▶ _Goal_: Starting at the first line of the data, please print exactly those lines through the one that holds "const yTicks = [0.01, 0.1, 1, 10];", omitting every picture.

▶ _Data for this exercise_:
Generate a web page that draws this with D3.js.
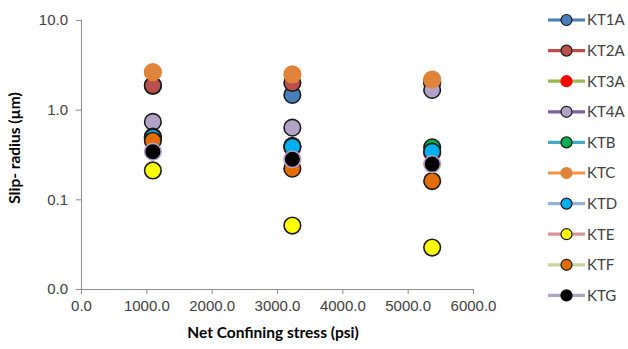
<!DOCTYPE html>
<html lang="en">
<head>
<meta charset="UTF-8">
<title>Slip radius vs net confining stress</title>
<style>
  body { margin: 0; background: #fff; }
  svg { display: block; font-family: Lato, "Open Sans", sans-serif; }
  .tick text { font-size: 15px; fill: #404040; }
  .axis path, .axis line { stroke: #8c8c8c; }
  .title { font-size: 15.5px; font-weight: bold; fill: #000; }
  .legend text { font-size: 15px; fill: #404040; }
</style>
</head>
<body>
<svg width="628" height="349"></svg>
<script src="https://d3js.org/d3.v7.min.js"></script>
<script>
const stress = [1100, 3235, 5375];

const names = ["KT1A", "KT2A", "KT3A", "KT4A", "KTB", "KTC", "KTD", "KTE", "KTF", "KTG"];

// slip radius (um) at each stress level
const kt1a = [1.85, 1.46, 2.0];
const kt2a = [1.86, 1.99, 2.05];
const kt3a = [0.47, 0.38, 0.33];
const kt4a = [0.73, 0.63, 1.66];
const ktb  = [0.50, 0.395, 0.38];
const ktc  = [2.62, 2.47, 2.17];
const ktd  = [0.49, 0.385, 0.34];
const kte  = [0.21, 0.051, 0.029];
const ktf  = [0.45, 0.22, 0.16];
const ktg  = [0.34, 0.28, 0.247];
const values = [kt1a, kt2a, kt3a, kt4a, ktb, ktc, ktd, kte, ktf, ktg];

const xTicks = [0, 1000, 2000, 3000, 4000, 5000, 6000];
const yTicks = [0.01, 0.1, 1, 10];

// marker fill, marker border, legend line colour
const fills   = ["#4a7ebb", "#b9504b", "#ff0000", "#b3a2c7", "#00b050", "#e0843c", "#00b0f0", "#ffff00", "#e36c09", "#000000"];
const borders = ["#1a1a1a", "#1a1a1a", "#ff0000", "#1a1a1a", "#1a1a1a", "#e0843c", "#1a1a1a", "#1a1a1a", "#1a1a1a", "#b3a2c7"];
const lines   = ["#4a7ebb", "#be4b48", "#98b954", "#7d60a0", "#46aac5", "#f69240", "#95b3d7", "#d99694", "#c3d69b", "#b3a2c7"];

const svg = d3.select("svg");

const x = d3.scaleLinear().domain([0, 6000]).range([81, 473]);
const y = d3.scaleLog().domain([0.01, 10]).range([289, 20]);

svg.append("g")
  .attr("class", "axis")
  .attr("transform", "translate(0,289)")
  .call(d3.axisBottom(x).tickValues(xTicks).tickSize(5).tickPadding(6).tickFormat(d => d.toFixed(1)))
  .select(".domain").attr("d", "M81,0.5H473");

svg.append("g")
  .attr("class", "axis")
  .attr("transform", "translate(81,0)")
  .call(d3.axisLeft(y).tickValues(yTicks).tickSize(5).tickPadding(8).tickFormat(d => d.toFixed(1)))
  .select(".domain").attr("d", "M0.5,20V289");

svg.append("text")
  .attr("class", "title")
  .attr("x", 273).attr("y", 338)
  .attr("text-anchor", "middle")
  .text("Net Confining stress (psi)");

svg.append("text")
  .attr("class", "title")
  .attr("transform", "translate(20,148) rotate(-90)")
  .attr("text-anchor", "middle")
  .text("Slip- radius (µm)");

// points, later series drawn on top
names.forEach((n, i) => {
  svg.append("g")
    .selectAll("circle")
    .data(values[i].map((v, j) => ({ x: stress[j], v: v })))
    .join("circle")
    .attr("cx", d => x(d.x))
    .attr("cy", d => y(d.v))
    .attr("r", 8.3)
    .attr("fill", fills[i])
    .attr("stroke", borders[i])
    .attr("stroke-width", 1.6);
});

// legend
const legend = svg.append("g").attr("class", "legend")
  .selectAll("g")
  .data(names)
  .join("g")
  .attr("transform", (d, i) => `translate(0,${20 + i * 30.6})`);

legend.append("line")
  .attr("x1", 548).attr("x2", 585)
  .attr("stroke", (d, i) => lines[i])
  .attr("stroke-width", 3.2);

legend.append("circle")
  .attr("cx", 566.5)
  .attr("r", 5.5)
  .attr("fill", (d, i) => fills[i])
  .attr("stroke", (d, i) => borders[i] === "#b3a2c7" ? fills[i] : borders[i])
  .attr("stroke-width", 1.2);

legend.append("text")
  .attr("x", 587)
  .attr("dy", "0.36em")
  .text(d => d);
</script>
</body>
</html>
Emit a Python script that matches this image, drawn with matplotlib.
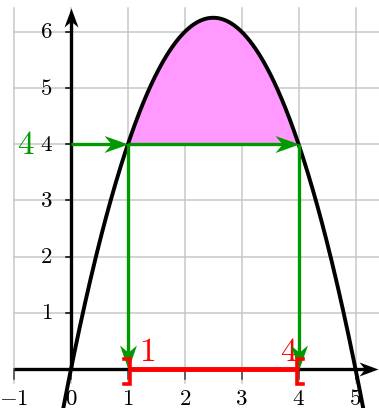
import numpy as np
import matplotlib.pyplot as plt
from matplotlib.path import Path

plt.rcParams['mathtext.fontset'] = 'cm'

# f(x) = -x^2 + 5x, solve f(x) > 4
coef = [-1, 5, 0]
level = 4
sol_left, sol_right = 1, 4
x_ticks = [-1, 0, 1, 2, 3, 4, 5]
y_ticks = [1, 2, 3, 4, 5, 6]
x_tick_labels = ['$-1$', '$0$', '$1$', '$2$', '$3$', '$4$', '$5$']
y_tick_labels = ['$1$', '$2$', '$3$', '$4$', '$5$', '$6$']

GREEN = '#009900'
RED = '#ff0000'
PINK = '#ff99ff'
GRID = '#c8c8c8'

W_PX, H_PX = 379, 408
X0, X1 = -1.248, 5.413
Y0, Y1 = -0.694, 6.566
SX = W_PX / (X1 - X0)
SY = H_PX / (Y1 - Y0)

fig = plt.figure(figsize=(W_PX / 100, H_PX / 100), dpi=100)
ax = fig.add_axes([0, 0, 1, 1])
ax.set_xlim(X0, X1)
ax.set_ylim(Y0, Y1)
ax.axis('off')


def arrow(x0, y0, x1, y1, color, lw, L, W, z):
    # L, W: head length / width in pixels
    ang = np.arctan2((y1 - y0) * SY, (x1 - x0) * SX)
    c, s = np.cos(ang), np.sin(ang)
    back = 0.6 * L
    ax.plot([x0, x1 - back * c / SX], [y0, y1 - back * s / SY], color=color,
            lw=lw, solid_capstyle='butt', zorder=z)
    verts = np.array([[0, 0], [-L, W / 2], [-0.7 * L, 0], [-L, -W / 2], [0, 0]])
    verts = verts @ np.array([[c, -s], [s, c]]).T
    head = Path(verts, [Path.MOVETO, Path.LINETO, Path.LINETO, Path.LINETO, Path.CLOSEPOLY])
    ax.plot([x1], [y1], marker=head, ms=2 * L * 0.72, color=color, mew=0, zorder=z)


# grid
grid_top = 6.42
for gx in x_ticks:
    ax.plot([gx, gx], [-0.25, grid_top], color=GRID, lw=1.1, zorder=1)
for gy in y_ticks:
    ax.plot([-1, X1], [gy, gy], color=GRID, lw=1.1, zorder=1)

# ticks
for gx in x_ticks:
    ax.plot([gx, gx], [0, -0.18], color='#404040', lw=1.1, zorder=2)
for gy in y_ticks:
    ax.plot([-0.09, 0], [gy, gy], color='black', lw=1.1, zorder=2)

# axes
arrow(-1, 0, 5.395, 0, 'black', 2.4, 19, 14, 3)
arrow(0, 0, 0, grid_top, 'black', 2.4, 19, 14, 3)

# tick labels
for gx, lab in zip(x_ticks, x_tick_labels):
    ax.text(gx, -0.52, lab, ha='center', va='center', fontsize=16.5)
for gy, lab in zip(y_ticks, y_tick_labels):
    ax.text(-0.43, gy, lab, ha='center', va='center', fontsize=16.5)

# curve and shaded region
xs = np.linspace(-0.25, 5.25, 400)
ax.plot(xs, np.polyval(coef, xs), color='black', lw=2.8, zorder=4)
xf = np.linspace(sol_left, sol_right, 200)
ax.fill_between(xf, level, np.polyval(coef, xf), color=PINK, lw=0, zorder=2)

# green construction arrows
arrow(0, level, sol_left, level, GREEN, 2.4, 24, 17, 5)
arrow(sol_left, level, sol_right, level, GREEN, 2.4, 24, 17, 5)
arrow(sol_left, level, sol_left, 0, GREEN, 2.4, 24, 17, 5)
arrow(sol_right, level, sol_right, 0, GREEN, 2.4, 24, 17, 5)
ax.text(-0.80, level, f'${level}$', color=GREEN, ha='center', va='center', fontsize=24)

# red solution interval ]1;4[
ax.plot([sol_left, sol_right], [0, 0], color=RED, lw=3.5, zorder=6, solid_capstyle='butt')
ax.plot([sol_left - 0.06, sol_left + 0.04, sol_left + 0.04, sol_left - 0.06],
        [0.18, 0.18, -0.26, -0.26], color=RED, lw=2.6, zorder=6,
        solid_joinstyle='miter')
ax.plot([sol_right + 0.08, sol_right - 0.03, sol_right - 0.03, sol_right + 0.08],
        [0.18, 0.18, -0.26, -0.26], color=RED, lw=2.6, zorder=6,
        solid_joinstyle='miter')
ax.text(sol_left + 0.34, 0.32, f'${sol_left}$', color=RED, ha='center', va='center', fontsize=24)
ax.text(sol_right - 0.17, 0.32, f'${sol_right}$', color=RED, ha='center', va='center', fontsize=24)

fig.savefig('out.png', dpi=100)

▶ _The solution_:
Generate a web page that draws this with D3.js.
<!DOCTYPE html>
<html lang="en">
<head>
<meta charset="UTF-8">
<title>Slip radius vs net confining stress</title>
<style>
  body { margin: 0; background: #fff; }
  svg { display: block; font-family: Lato, "Open Sans", sans-serif; }
  .tick text { font-size: 15px; fill: #404040; }
  .axis path, .axis line { stroke: #8c8c8c; }
  .title { font-size: 15.5px; font-weight: bold; fill: #000; }
  .legend text { font-size: 15px; fill: #404040; }
</style>
</head>
<body>
<svg width="628" height="349"></svg>
<script src="https://d3js.org/d3.v7.min.js"></script>
<script>
const stress = [1100, 3235, 5375];

const names = ["KT1A", "KT2A", "KT3A", "KT4A", "KTB", "KTC", "KTD", "KTE", "KTF", "KTG"];

// slip radius (um) at each stress level
const kt1a = [1.85, 1.46, 2.0];
const kt2a = [1.86, 1.99, 2.05];
const kt3a = [0.47, 0.38, 0.33];
const kt4a = [0.73, 0.63, 1.66];
const ktb  = [0.50, 0.395, 0.38];
const ktc  = [2.62, 2.47, 2.17];
const ktd  = [0.49, 0.385, 0.34];
const kte  = [0.21, 0.051, 0.029];
const ktf  = [0.45, 0.22, 0.16];
const ktg  = [0.34, 0.28, 0.247];
const values = [kt1a, kt2a, kt3a, kt4a, ktb, ktc, ktd, kte, ktf, ktg];

const xTicks = [0, 1000, 2000, 3000, 4000, 5000, 6000];
const yTicks = [0.01, 0.1, 1, 10];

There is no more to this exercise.